Neuropsychology of Memory

Neuropsychology of Memory

Neuropsychology of Memory

Neuropsychology of Memory

Synopsis

This important reference and text brings together leading neuroscientists to describe approaches to the study of memory. Among major approaches covered are lesions; electrophysiology; single-unit recording; pharmacology; and molecular genetics. Chapters are organized into three sections, presenting state-of-the-art studies of memory in humans, nonhuman primates, and rodents and birds. Each chapter explicates the theoretical and methodological underpinnings of the authors' research program, reviews the latest empirical findings, and identifies salient directions for future investigation. Included are more than 50 illustrations.

New to This Edition:

• Extensively rewritten to reflect a decade's worth of major advances in the field.

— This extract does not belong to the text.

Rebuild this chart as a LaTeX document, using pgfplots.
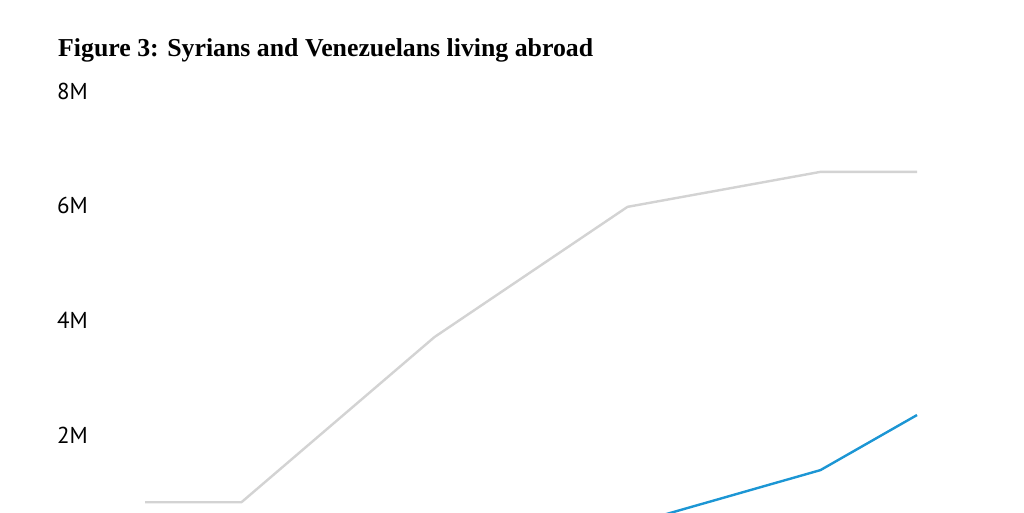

• Reflects the emergence of neuroimaging as one of the most active areas of research.

 

Excerpt

Neuropsychology of Memory was published originally in 1984, with a second edition in 1992. The inspiration for these books came from the late Nelson Butters, who in the early 1980s invited Larry Squire to join him in this venture. The volumes have been popular, and have frequently been used as teaching texts. Nelson, we think, would have liked the idea of carrying this project forward, as he was quite proud of the first two editions. His friend and colleague Daniel Schacter has joined the venture, and the third edition was planned in the same spirit as the first two. Thus, we have again invited scientists to describe in brief chapters their current approaches to the study of memory and to summarize what they have learned. We have tried to include a broad spectrum of contemporary work on the neuropsychology of memory, as there have been enormous changes in the shape of the discipline since the appearance of the second edition. In this edition, for example, many chapters report findings using neuroimaging techniques (positron emission tomography [PET] and functional magnetic resonance imaging [fMRI]). In 1992, PET was just being applied to the study of memory for the first time, and fMRI was not yet available. Furthermore, in this edition one can find studies of memory with genetically modified mice, using techniques that first became available in the 1990s. We have organized the volume into three parts: “Studies of Normal and Abnormal Memory in Humans,” “Studies of Memory in Nonhuman Primates,” and “Studies of Memory in Rodents and Birds.” Each part is prefaced by an introductory comment, and the chapters within each section have been ordered to provide additional structure. We hope that readers find the result both useful and interesting, and that comparisons to the first two editions will provide an indication of how the discipline has progressed.